The state of Tennessee is responsible for the backlog of untested rape kits in Memphis and should pay for their testing, according to Memphis City Council member Wanda Halbert.
In September, Memphis Police Department director Toney Armstrong told the Memphis City Council that his department had discovered 12,164 untested rape kits. The kits are collections of pieces of evidence gathered after a person reports that they have been sexually assaulted. MPD has used state and local funds to send off 2,226 of these kits for testing so far.
Halbert floated an idea Tuesday to delay a $1 million transfer from the city’s general fund to the Memphis Police Department to begin the process to test additional kits. Halbert said she wanted an admission from the state government that it is at fault for the untested kits before the money was transferred.

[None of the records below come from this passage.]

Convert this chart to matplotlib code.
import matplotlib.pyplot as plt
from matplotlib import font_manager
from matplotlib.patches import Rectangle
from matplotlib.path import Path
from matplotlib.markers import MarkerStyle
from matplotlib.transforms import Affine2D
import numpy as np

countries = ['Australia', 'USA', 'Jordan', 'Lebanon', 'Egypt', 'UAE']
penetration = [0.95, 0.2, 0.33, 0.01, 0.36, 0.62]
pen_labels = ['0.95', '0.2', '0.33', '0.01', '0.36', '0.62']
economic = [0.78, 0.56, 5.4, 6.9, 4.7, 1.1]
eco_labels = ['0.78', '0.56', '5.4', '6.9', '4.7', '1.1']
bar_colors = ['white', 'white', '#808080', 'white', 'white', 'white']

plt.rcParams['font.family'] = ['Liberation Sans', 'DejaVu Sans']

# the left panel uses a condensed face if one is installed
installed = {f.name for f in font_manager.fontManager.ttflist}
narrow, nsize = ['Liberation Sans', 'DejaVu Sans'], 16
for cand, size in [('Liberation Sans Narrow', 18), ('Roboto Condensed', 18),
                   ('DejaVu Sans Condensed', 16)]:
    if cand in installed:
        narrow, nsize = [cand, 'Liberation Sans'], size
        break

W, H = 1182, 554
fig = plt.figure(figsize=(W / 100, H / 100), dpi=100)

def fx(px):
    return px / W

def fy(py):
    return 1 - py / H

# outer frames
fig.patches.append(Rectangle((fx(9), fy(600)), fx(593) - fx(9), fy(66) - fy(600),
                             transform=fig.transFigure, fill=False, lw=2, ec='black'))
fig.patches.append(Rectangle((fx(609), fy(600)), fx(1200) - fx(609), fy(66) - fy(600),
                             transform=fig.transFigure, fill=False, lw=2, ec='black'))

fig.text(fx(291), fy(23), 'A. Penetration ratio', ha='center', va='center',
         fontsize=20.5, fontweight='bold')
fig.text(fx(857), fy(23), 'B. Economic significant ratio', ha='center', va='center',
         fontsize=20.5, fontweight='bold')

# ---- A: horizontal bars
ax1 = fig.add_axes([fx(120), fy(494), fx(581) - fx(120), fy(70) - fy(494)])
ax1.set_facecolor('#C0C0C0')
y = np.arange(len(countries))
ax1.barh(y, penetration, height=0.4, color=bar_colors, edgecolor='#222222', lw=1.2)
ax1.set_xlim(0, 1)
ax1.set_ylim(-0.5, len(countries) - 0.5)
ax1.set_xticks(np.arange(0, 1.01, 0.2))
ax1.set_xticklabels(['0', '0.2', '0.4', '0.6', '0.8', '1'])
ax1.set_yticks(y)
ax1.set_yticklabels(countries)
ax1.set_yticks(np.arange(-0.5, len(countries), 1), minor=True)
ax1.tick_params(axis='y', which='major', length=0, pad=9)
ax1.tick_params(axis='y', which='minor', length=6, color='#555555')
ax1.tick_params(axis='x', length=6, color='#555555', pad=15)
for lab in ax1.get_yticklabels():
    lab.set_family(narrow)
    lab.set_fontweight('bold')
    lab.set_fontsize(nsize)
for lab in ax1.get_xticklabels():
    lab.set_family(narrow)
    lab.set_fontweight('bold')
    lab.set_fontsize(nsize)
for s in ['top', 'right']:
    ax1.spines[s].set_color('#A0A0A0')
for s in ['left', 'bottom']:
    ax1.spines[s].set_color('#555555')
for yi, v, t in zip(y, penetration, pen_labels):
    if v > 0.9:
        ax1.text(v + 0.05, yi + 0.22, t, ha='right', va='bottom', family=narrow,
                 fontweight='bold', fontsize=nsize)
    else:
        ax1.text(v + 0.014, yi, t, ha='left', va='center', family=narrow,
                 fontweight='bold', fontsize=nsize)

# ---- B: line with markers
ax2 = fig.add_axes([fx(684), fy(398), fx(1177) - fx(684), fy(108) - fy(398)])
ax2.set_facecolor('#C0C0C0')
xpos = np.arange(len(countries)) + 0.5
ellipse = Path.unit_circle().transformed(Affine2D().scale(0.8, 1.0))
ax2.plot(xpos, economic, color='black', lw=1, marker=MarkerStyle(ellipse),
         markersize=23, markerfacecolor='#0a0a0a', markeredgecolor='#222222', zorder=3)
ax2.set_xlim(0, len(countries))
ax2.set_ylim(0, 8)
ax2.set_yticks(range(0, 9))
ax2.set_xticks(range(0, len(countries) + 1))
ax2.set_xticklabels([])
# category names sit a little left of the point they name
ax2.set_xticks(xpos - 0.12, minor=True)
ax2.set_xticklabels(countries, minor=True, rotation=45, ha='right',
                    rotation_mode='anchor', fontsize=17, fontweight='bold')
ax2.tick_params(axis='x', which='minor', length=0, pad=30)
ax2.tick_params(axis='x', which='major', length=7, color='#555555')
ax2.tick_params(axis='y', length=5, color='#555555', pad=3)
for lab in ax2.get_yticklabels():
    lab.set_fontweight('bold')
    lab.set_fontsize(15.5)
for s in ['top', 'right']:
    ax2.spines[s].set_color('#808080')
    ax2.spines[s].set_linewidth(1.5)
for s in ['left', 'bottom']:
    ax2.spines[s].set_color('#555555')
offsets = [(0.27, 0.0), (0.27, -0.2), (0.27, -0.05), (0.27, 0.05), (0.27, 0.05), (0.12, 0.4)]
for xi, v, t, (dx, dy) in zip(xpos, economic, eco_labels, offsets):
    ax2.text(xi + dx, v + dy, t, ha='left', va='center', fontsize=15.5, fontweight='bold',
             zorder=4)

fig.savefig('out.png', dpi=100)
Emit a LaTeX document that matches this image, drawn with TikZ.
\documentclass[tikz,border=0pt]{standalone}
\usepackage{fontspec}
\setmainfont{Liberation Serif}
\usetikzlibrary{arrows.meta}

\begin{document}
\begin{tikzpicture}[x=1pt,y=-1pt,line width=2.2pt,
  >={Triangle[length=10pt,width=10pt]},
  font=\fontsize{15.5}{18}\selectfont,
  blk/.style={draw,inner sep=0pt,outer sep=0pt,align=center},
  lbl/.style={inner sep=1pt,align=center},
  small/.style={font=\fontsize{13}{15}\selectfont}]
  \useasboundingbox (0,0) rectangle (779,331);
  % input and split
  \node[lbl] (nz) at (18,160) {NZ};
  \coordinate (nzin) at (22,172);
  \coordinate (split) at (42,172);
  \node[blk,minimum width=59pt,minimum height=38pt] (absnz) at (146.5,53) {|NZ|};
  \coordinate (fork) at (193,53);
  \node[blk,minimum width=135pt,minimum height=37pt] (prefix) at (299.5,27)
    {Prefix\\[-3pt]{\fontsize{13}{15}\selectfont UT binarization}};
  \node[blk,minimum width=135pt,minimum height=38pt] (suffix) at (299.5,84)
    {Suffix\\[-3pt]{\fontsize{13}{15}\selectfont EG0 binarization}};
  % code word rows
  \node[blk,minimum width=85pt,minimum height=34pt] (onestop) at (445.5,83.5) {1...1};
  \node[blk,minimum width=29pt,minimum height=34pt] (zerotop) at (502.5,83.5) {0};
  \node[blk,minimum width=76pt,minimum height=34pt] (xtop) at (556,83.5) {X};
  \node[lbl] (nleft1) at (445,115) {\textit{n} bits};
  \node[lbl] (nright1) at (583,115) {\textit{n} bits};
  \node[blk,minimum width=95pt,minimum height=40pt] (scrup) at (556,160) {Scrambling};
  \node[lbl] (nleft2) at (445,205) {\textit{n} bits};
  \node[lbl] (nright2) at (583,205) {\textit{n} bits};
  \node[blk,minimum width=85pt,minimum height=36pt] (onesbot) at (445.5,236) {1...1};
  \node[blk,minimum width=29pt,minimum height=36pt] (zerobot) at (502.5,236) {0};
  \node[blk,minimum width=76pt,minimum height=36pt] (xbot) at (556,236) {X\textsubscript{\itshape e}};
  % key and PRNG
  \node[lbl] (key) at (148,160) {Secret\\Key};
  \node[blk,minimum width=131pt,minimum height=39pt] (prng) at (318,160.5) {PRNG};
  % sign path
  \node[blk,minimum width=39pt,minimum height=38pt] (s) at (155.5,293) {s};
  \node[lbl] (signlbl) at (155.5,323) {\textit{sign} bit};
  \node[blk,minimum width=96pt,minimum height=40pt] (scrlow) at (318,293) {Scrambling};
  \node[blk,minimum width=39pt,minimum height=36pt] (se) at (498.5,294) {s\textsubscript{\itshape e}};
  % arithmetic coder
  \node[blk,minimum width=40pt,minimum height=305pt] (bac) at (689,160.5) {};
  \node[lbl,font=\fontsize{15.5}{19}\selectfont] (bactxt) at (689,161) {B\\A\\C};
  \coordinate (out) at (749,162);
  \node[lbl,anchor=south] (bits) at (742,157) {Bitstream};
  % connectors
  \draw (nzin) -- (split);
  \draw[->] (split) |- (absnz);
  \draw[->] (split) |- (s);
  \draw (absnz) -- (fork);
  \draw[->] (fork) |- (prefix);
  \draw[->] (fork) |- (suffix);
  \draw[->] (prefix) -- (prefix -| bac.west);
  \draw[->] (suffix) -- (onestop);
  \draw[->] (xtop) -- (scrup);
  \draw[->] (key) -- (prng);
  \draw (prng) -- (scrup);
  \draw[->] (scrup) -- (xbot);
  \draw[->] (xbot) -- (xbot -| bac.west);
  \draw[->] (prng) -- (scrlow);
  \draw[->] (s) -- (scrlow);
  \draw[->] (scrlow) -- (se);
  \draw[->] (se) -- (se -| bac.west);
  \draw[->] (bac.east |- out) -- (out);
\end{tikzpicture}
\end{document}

She said the state has threatened to intervene in the city’s financial matters in the past, and that now the state is “asking Memphis citizens for money for something that the state should have taken care of.”
“I applaud the city for getting involved with this, and I am not having a problem making an investment but still recognizing this was never a responsibility for the city to begin with,” Halbert said during the council’s public safety committee meeting Tuesday. “For the [Wharton administration], the police, and any attorney sitting in this room, we’re just repeatedly knocking on the door of the citizens of Memphis to pay for others’ challenges and needs, and it hurts Memphis in many ways.”
George Little, the city’s chief administrative officer, told council members that inquiries are now underway to determine what government is ultimately responsible for the untested rape kits but could not say Tuesday if Halbert’s charge was correct. But he warned against any action that would delay the testing of the kits.
“We have pending litigation right now and there’s a discovery process associated with that,” Little said, noting that a federal lawsuit about the kits was filed against the city in December. “The further delay of the testing of the kits will be justice denied to the victims and we’d be on pretty thin ice legally.”
Halbert was resolute in her assertion, however, saying Memphis “is paying for someone else’s job.” But she pulled her amendment that would have delayed the funding transfer to the MPD. The amendment was in a package of financial transfers brought to the council Tuesday from the Wharton administration. The council will vote on the package in its full meeting Tuesday afternoon but could be changed in its next meeting in two weeks.
Halbert said she wants to hear from the state before the final vote is taken on the matter.
Little said the administration is now in talks with state officials to get $2 million for further testing. Wharton said last week that the city needs about $5.5 million to test all of the city’s untested kits.
“I don’t dispute the assertions of Councilwoman Halbert but from my position, they’re irrelevant,” said council member Shea Flinn, “The city and the state failed these people and the list of failures on this is a mile long. We need to just move on and we have the rest of our lives to cast aspersions and point out blame.”